The judges also said they were troubled by evidence presented in the juvenile hearing by a probation officer who said he knew of no secure juvenile facility that could accept a 12-year-old convicted in a homicide, despite numerous placement options. At the discretion of the Department of Correction, Gingerich currently is housed in the Pendleton Juvenile Correctional Facility.
Gingerich defense attorney Monica Foster said the trial court was misled on that and other facts and never had evidence of Gingerich’s incompetence to stand trial made available before the waiver hearing. She said his parents likely signed a plea in a legal landscape where they saw no due process, reciting a record replete with denials of requests for continuances and motions to reconsider.
The judges also challenged Foster, who indicated that Gingerich’s slight size should have given the juvenile judge pause to further consider competency.
“With all due respect, height does not prove incompetency,” Baker said. Foster replied that a report was done after the waiver hearing that would have proven incompetency and additional evidence would have been presented if defenders had been allowed to prepare a case.
“I’ve never seen an AG’s office so wed to waiver,” Foster said.
Baker counseled Foster that if Gingerich, now 14, prevailed and the case were remanded for new juvenile proceedings, he again could be waived to adult court, where the original murder charge could be refiled. It carries a potential 65-year prison sentence.
“There’s a chance you might win this battle but lose this war,” Baker said.
“I know that I risk that,” Foster said. But she said she also knew “what the evidence would look like at a fair juvenile hearing.”

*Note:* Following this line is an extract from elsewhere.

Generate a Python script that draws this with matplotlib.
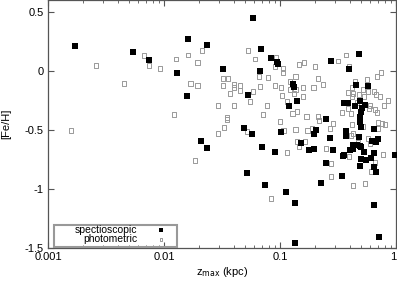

After Tuesday’s argument, Indiana Attorney General Greg Zoeller issued a statement defending Gingerich’s conviction and sentence and asking the court to affirm them.
“The state’s position is that the plea agreement entered by the defendant with the vigorous assistance of two attorneys and his parents should not be disturbed. The trial court and county prosecutor followed Indiana law, and the defendant’s rights were not violated,” Zoeller said.